The chief romance of Fawkner's career is to have lived to see Melbourne what it is. Seeing Old Johnny, as he was familiarly called, sitting in the Legislative Council, bowed with age, a few straggling white hairs visible below the rim of his picturesque velvet skull cap, we have been reminded of a brilliant passage in the oratory of Burke, illustrative of the growth of national prosperity which may happen within the short period of the life of man.

Burke's speech was delivered in 1775 upon moving his resolutions for conciliation with America; and if we leave out a few words, substitute Australia for America, and Fawkner for Lord Bathurst, referred to by the orator, the passage will run thus:- "Suppose, sir, that the angel of this auspicious youth should have drawn up the curtain, ... and should point out to him a little speck, scarce visible in the mass of national history - a small seminal principle rather than a formed body - and should tell him: Young man, ...

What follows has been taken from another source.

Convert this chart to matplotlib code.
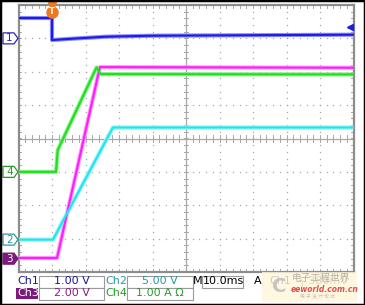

Whatever England has been growing to by a progressive increase of improvement, brought in by varieties of people, by succession of civilising conquests, civilising settlements in a series of seventeen hundred years, you shall see as much added to her by America [Australia] in the course of a single life. If this state of his country had been foretold to him, would it not re- quire all the fervid glow of enthusiasm to make him believe it?

Fortunate man, he has lived to see it." This, then, is Fawkner's glory; he lived to see the realisation of a grander dream than ever entered into the workings of his brain. Ere he died his memory touched two extremities - at the one, a mud hut on the banks of the Yarra, at the other, a mighty city - at the one, a speck, at the other, a nation with wealth, prosperity and empire stamped upon its brow.